The main lifts in the western sector are mixture, with a triple chair (installed autumn 2015 replacing a 1960’s vintage single chair) covering the full vertical and a number of T-bars and buttons in the rest of the bowl. With the exception of the Cairnwell chair, all the lifts and runs in this sector lead to or from the Cairnwell restaurant, which is situated on a rise above the base station. Access to the Cairnwell sector from car park level is best achieved via the Baddoch chairlift (commissioned in 2012) which runs directly from the ticket office to the Cairnwell restaurant. The Cairnwell chairlift runs from car park level to a point about 30m below the mountain summit and from here you can ski down to the other lifts, however, this is not recommended for nervous skiers.
Most of the lifts in the eastern sector are fast Poma buttons, although there is a double chair on Sunnyside.

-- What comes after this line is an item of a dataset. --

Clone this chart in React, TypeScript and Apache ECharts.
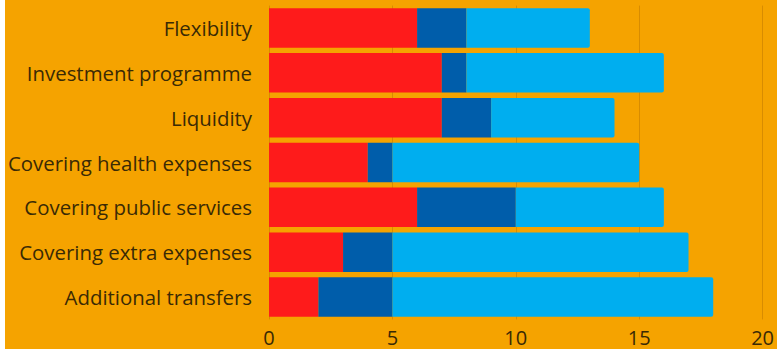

The Meall Odhar T-Bar is still shown on the piste map and snow report, but was dismantled during 2014. This section badly needs a chair lift to connect the top of Sunnyside to Meall Odhar, giving reliable access when the snow is poor (Glenshee received a grant in 2014 for lift improvement work and such a chair might form part of this work, but specific plans have not been announced yet) . Many of the lifts in this sector are doubled up, with the notable exception of the farthest lift, the Glas Moal poma which can suffer from long queues on good days.
The Glenshee ski centre is located on the highest point of the A93 Perth – Braemar road. The road running south is quite steep and is more prone to blockage than the northern side when weather conditions are poor. It is not uncommon after a heavy snow fall for traffic to be queuing on the south side, waiting for the road to be cleared. The ski centre has the contract for ploughing the road during winter, so you can be certain that they will keep it open if at all possible.
The closest accommodation to the ski centre is at Spittal of Glenshee, 6 miles to the south, however Spittal is very remote and has no proper shops. Braemar (8 miles north) makes for a more comfortable skiing base. Braemar also has the advantage of being on the easier side of the pass.